Return all of the data exactly as written, without the pictures.

Supplied material:

--*--

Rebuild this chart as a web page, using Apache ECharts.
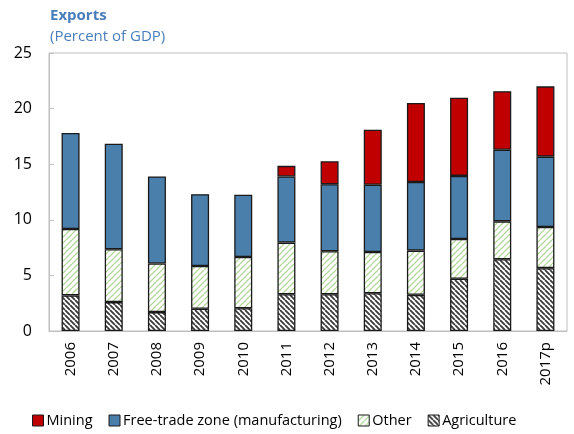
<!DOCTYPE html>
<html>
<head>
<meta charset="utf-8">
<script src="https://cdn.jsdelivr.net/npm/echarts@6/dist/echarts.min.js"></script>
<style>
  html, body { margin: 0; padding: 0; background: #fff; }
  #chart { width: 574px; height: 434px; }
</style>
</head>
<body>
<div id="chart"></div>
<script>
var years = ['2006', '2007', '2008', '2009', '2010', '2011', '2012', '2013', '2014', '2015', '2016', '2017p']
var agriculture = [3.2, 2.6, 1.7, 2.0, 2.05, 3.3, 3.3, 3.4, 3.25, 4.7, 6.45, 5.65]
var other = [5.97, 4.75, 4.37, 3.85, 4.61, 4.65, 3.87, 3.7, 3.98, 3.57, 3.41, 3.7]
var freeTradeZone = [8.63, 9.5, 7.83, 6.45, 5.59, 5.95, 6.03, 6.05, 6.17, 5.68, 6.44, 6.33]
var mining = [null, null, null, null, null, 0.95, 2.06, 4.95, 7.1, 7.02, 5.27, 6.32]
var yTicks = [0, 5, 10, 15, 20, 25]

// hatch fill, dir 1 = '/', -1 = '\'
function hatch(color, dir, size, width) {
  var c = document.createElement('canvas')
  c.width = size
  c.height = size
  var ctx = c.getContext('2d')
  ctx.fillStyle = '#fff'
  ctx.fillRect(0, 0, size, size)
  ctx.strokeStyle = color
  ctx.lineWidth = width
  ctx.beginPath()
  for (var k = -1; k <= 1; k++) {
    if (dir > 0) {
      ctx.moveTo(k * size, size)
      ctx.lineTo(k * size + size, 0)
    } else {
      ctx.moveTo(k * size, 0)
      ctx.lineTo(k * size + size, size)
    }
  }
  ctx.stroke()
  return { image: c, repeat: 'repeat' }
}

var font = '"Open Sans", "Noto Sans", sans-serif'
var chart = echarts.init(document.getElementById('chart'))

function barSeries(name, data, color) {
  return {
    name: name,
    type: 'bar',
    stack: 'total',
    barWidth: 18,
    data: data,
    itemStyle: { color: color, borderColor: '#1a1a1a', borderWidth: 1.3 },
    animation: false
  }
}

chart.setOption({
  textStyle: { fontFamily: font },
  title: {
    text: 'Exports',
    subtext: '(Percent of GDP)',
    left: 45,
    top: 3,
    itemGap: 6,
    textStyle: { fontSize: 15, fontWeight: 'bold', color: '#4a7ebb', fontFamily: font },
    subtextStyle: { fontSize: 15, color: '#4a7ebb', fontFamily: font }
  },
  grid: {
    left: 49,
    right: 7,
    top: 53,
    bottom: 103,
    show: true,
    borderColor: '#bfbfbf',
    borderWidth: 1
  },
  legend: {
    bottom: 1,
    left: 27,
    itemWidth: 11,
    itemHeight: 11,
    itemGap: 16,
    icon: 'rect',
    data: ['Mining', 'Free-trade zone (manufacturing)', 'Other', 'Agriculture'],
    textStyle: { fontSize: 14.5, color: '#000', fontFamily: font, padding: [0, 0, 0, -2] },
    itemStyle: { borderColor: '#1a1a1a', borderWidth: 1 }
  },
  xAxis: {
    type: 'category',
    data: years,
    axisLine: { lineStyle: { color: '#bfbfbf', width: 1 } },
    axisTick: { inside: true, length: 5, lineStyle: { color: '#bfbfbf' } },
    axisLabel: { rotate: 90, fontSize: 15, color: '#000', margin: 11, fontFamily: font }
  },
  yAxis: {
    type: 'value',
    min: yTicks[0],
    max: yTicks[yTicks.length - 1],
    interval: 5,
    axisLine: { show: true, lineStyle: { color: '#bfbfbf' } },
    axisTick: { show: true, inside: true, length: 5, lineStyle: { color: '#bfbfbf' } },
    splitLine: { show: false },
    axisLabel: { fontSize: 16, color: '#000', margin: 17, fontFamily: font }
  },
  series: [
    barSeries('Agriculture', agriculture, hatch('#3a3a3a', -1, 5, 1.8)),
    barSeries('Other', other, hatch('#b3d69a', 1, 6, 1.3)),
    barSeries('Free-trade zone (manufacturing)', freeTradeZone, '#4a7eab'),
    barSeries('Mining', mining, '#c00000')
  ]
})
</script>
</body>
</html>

--*--

Result of this task:
Rebuild this chart as a web page, using Apache ECharts.
<!DOCTYPE html>
<html>
<head>
<meta charset="utf-8">
<script src="https://cdn.jsdelivr.net/npm/echarts@6/dist/echarts.min.js"></script>
<style>
  html, body { margin: 0; padding: 0; background: #fff; }
  #chart { width: 574px; height: 434px; }
</style>
</head>
<body>
<div id="chart"></div>
<script>
var years = ['2006', '2007', '2008', '2009', '2010', '2011', '2012', '2013', '2014', '2015', '2016', '2017p']
var agriculture = [3.2, 2.6, 1.7, 2.0, 2.05, 3.3, 3.3, 3.4, 3.25, 4.7, 6.45, 5.65]
var other = [5.97, 4.75, 4.37, 3.85, 4.61, 4.65, 3.87, 3.7, 3.98, 3.57, 3.41, 3.7]
var freeTradeZone = [8.63, 9.5, 7.83, 6.45, 5.59, 5.95, 6.03, 6.05, 6.17, 5.68, 6.44, 6.33]
var mining = [null, null, null, null, null, 0.95, 2.06, 4.95, 7.1, 7.02, 5.27, 6.32]
var yTicks = [0, 5, 10, 15, 20, 25]

// hatch fill, dir 1 = '/', -1 = '\'
function hatch(color, dir, size, width) {
  var c = document.createElement('canvas')
  c.width = size
  c.height = size
  var ctx = c.getContext('2d')
  ctx.fillStyle = '#fff'
  ctx.fillRect(0, 0, size, size)
  ctx.strokeStyle = color
  ctx.lineWidth = width
  ctx.beginPath()
  for (var k = -1; k <= 1; k++) {
    if (dir > 0) {
      ctx.moveTo(k * size, size)
      ctx.lineTo(k * size + size, 0)
    } else {
      ctx.moveTo(k * size, 0)
      ctx.lineTo(k * size + size, size)
    }
  }
  ctx.stroke()
  return { image: c, repeat: 'repeat' }
}

var font = '"Open Sans", "Noto Sans", sans-serif'
var chart = echarts.init(document.getElementById('chart'))

function barSeries(name, data, color) {
  return {
    name: name,
    type: 'bar',
    stack: 'total',
    barWidth: 18,
    data: data,
    itemStyle: { color: color, borderColor: '#1a1a1a', borderWidth: 1.3 },
    animation: false
  }
}

chart.setOption({
  textStyle: { fontFamily: font },
  title: {
    text: 'Exports',
    subtext: '(Percent of GDP)',
    left: 45,
    top: 3,
    itemGap: 6,
    textStyle: { fontSize: 15, fontWeight: 'bold', color: '#4a7ebb', fontFamily: font },
    subtextStyle: { fontSize: 15, color: '#4a7ebb', fontFamily: font }
  },
  grid: {
    left: 49,
    right: 7,
    top: 53,
    bottom: 103,
    show: true,
    borderColor: '#bfbfbf',
    borderWidth: 1
  },
  legend: {
    bottom: 1,
    left: 27,
    itemWidth: 11,
    itemHeight: 11,
    itemGap: 16,
    icon: 'rect',
    data: ['Mining', 'Free-trade zone (manufacturing)', 'Other', 'Agriculture'],
    textStyle: { fontSize: 14.5, color: '#000', fontFamily: font, padding: [0, 0, 0, -2] },
    itemStyle: { borderColor: '#1a1a1a', borderWidth: 1 }
  },
  xAxis: {
    type: 'category',
    data: years,
    axisLine: { lineStyle: { color: '#bfbfbf', width: 1 } },
    axisTick: { inside: true, length: 5, lineStyle: { color: '#bfbfbf' } },
    axisLabel: { rotate: 90, fontSize: 15, color: '#000', margin: 11, fontFamily: font }
  },
  yAxis: {
    type: 'value',
    min: yTicks[0],
    max: yTicks[yTicks.length - 1],
    interval: 5,
    axisLine: { show: true, lineStyle: { color: '#bfbfbf' } },
    axisTick: { show: true, inside: true, length: 5, lineStyle: { color: '#bfbfbf' } },
    splitLine: { show: false },
    axisLabel: { fontSize: 16, color: '#000', margin: 17, fontFamily: font }
  },
  series: [
    barSeries('Agriculture', agriculture, hatch('#3a3a3a', -1, 5, 1.8)),
    barSeries('Other', other, hatch('#b3d69a', 1, 6, 1.3)),
    barSeries('Free-trade zone (manufacturing)', freeTradeZone, '#4a7eab'),
    barSeries('Mining', mining, '#c00000')
  ]
})
</script>
</body>
</html>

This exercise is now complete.